ゆふぎりの とほとのふえと きえゆくか やへがきつくる ますらをのほね
*短歌が続きますね。おもしろい作品がいっぱいあるので、ここで取り上げないわけにはいきません。これは先日紹介した、「まつのもとがね」の歌の前にある歌です。
「とほと(遠音)」とは、遠くから聞こえてくる音とか、噂話のことです。
夕霧の中で、遠くから聞こえてくる笛の音のように、消えていくのだろうか。八重垣をつくるという、益荒男の骨は。
一応解説しておきますが、「ますらを」とは、立派な男子のことです。「八重垣」は、古事記の中で須佐之男命が詠んだとされるこの歌からきています。
八雲立つ 出雲八重垣 妻籠みに 八重垣作る その八重垣を 須佐之男命
有名だから知っている人も多いでしょう。麗しい雲の立ち上る出雲の国に、愛する妻を守るために、八重垣を作ろう。そのすばらしい八重垣を。
男というものは、その力を麗しい形で存分に表現できてこそ、美しくなるものだ。須佐之男命は、馬鹿な間違いをしたが、人を助けるためにいいことをして、自分を立てなおした。そして自分の男の力を、みんなを助けるために使うことにした。働いて、立派な村を作るんだ。そういうことをしてくれる、強くたくましい男が、昔はいたのだが。
今の時代は、それは霧の向こうからかすかに聞こえる音に聞くうわさのようなものだ。だれもそんなことをしようとはしない。
日本人ですから、日本神話の教養を押さえておくのも肝要ですね。天岩戸伝説を知らない日本人はいないでしょうが、教養として食べておくだけでなく、自分の表現に使えてこそ生きてきます。今日は、そんな日本神話の教養を使った歌を、もう一つ紹介しておきましょう。かのじょの作品です。
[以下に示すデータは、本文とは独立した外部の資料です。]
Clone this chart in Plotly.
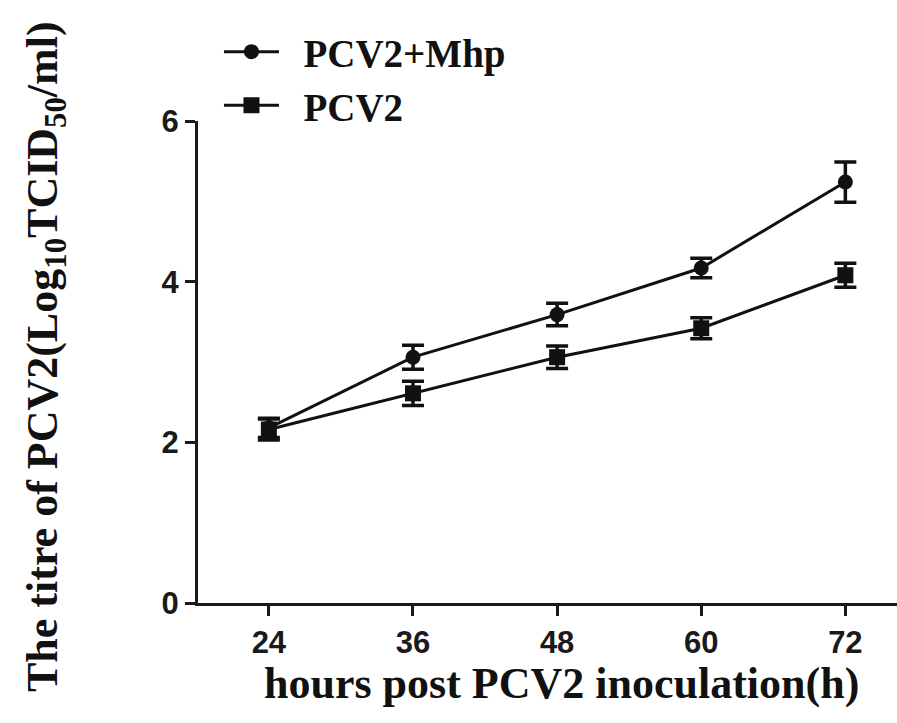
import plotly.graph_objects as go

hours = [24, 36, 48, 60, 72]
mhp_vals = [2.18, 3.06, 3.59, 4.17, 5.24]
mhp_err = [0.12, 0.15, 0.14, 0.12, 0.25]
pcv2_vals = [2.16, 2.61, 3.06, 3.42, 4.08]
pcv2_err = [0.13, 0.15, 0.14, 0.13, 0.15]
x_ticks = [24, 36, 48, 60, 72]
y_ticks = [0, 2, 4, 6]

fig = go.Figure()
fig.add_trace(go.Scatter(
    x=hours, y=mhp_vals, name="\u2002PCV2+Mhp", mode="lines+markers",
    line=dict(color="#111", width=3),
    marker=dict(symbol="circle", size=15, color="#111"),
    error_y=dict(type="data", array=mhp_err, color="#111", thickness=3.5, width=11),
))
fig.add_trace(go.Scatter(
    x=hours, y=pcv2_vals, name="\u2002PCV2", mode="lines+markers",
    line=dict(color="#111", width=3),
    marker=dict(symbol="square", size=16, color="#111"),
    error_y=dict(type="data", array=pcv2_err, color="#111", thickness=3.5, width=11),
))

tickfont = dict(family="Liberation Sans, Arial, sans-serif", size=31, color="#1a1a1a", weight="bold")
serif = "Liberation Serif, Times New Roman, serif"

fig.update_layout(
    width=897, height=723,
    margin=dict(l=198, r=0, t=121, b=120),
    plot_bgcolor="white", paper_bgcolor="white",
    showlegend=True,
    legend=dict(
        x=0.03, y=1.21, xanchor="left", yanchor="top",
        font=dict(family=serif, size=39, color="#111", weight="bold"),
        itemwidth=55, tracegroupgap=0, bgcolor="rgba(0,0,0,0)",
    ),
    xaxis=dict(
        range=[18.1, 76.3], tickvals=x_ticks, ticktext=[str(v) for v in x_ticks],
        showgrid=False, zeroline=False, showline=True, linecolor="#1a1a1a", linewidth=3,
        ticks="outside", ticklen=10, tickwidth=3, tickcolor="#1a1a1a",
        tickfont=tickfont,
    ),
    yaxis=dict(
        range=[0, 6], tickvals=y_ticks, ticktext=[str(v) for v in y_ticks],
        showgrid=False, zeroline=False, showline=True, linecolor="#1a1a1a", linewidth=3,
        ticks="outside", ticklen=10, tickwidth=3, tickcolor="#1a1a1a",
        tickfont=tickfont,
    ),
    annotations=[
        dict(text="hours post PCV2 inoculation(h)", xref="paper", yref="paper",
             x=(561 - 198) / 699, y=-(683 - 603) / 482, xanchor="center", yanchor="middle",
             showarrow=False, font=dict(family=serif, size=44, color="#111", weight="bold")),
        dict(text="The titre of PCV2(Log<sub>10</sub>TCID<sub>50</sub>/ml)", xref="paper", yref="paper",
             x=-(198 - 45) / 699, y=(603 - 357) / 482, xanchor="center", yanchor="middle",
             textangle=-90, showarrow=False,
             font=dict(family=serif, size=44, color="#111", weight="bold")),
    ],
)

fig.write_html("out.html")
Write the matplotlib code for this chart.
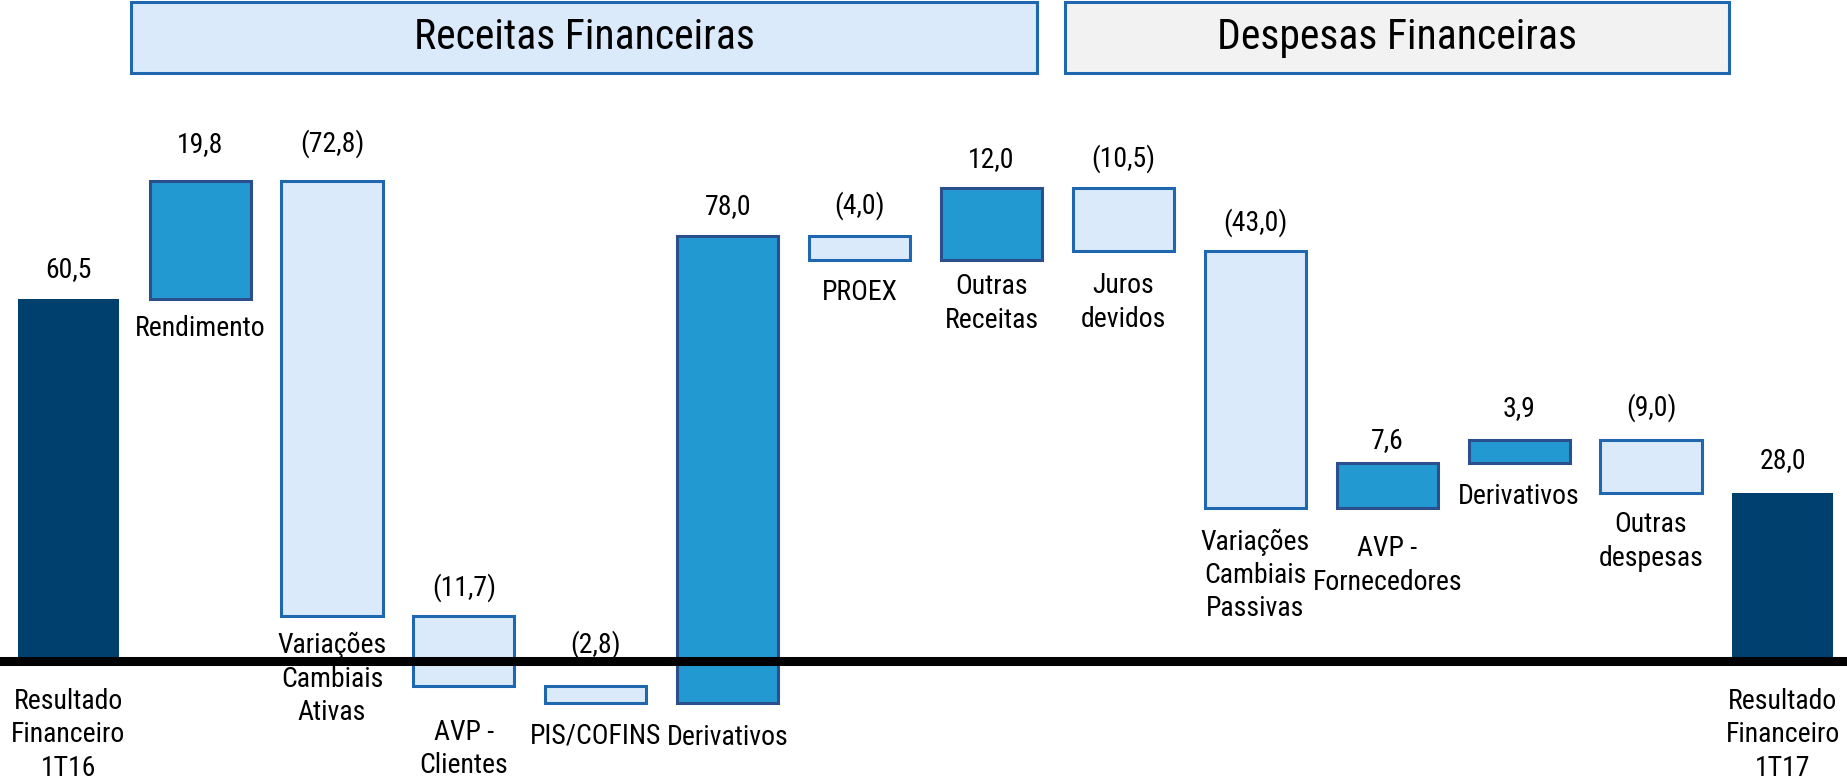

あなにやし えをとこのこと つくしきて みはしらをまふ うつせみのてふ
日本人なら元の神話はわかりますね。伊邪那岐命と伊邪那美命が子を作ろうと、天御柱の周りをまわり、出会ったところで声をかけあい、まぐわいをした。
「あなにやり、えをとこを(まあ、いい男だこと)」
「あなにやし、えをとめを(ああ、いい女だ)」
歌の言いたいことはわかりますね。
昔から女は、どんな男でも、あなたはいい男だよとほめてきたけれど、それでなければ馬鹿な男が嫌なことをするから言ってきたけれど、そんなことをつくしてきて、今日、あの夫婦の神が愛し合ったという御柱の周りを、空蝉のような蝶々が舞っているよ。
空蝉のような蝶々とは何でしょうね。蝶々は成虫で、もう殻を脱ぐことはないから、殻などになるはずはないのだが。詳しく解説しないでも、なんとなくわかるでしょう。
男が何にもしないので、みんながあきれはててあきれはてて、蝶々が殻をぬいで、別のものになるほど、痛いことになってしまったのですよ。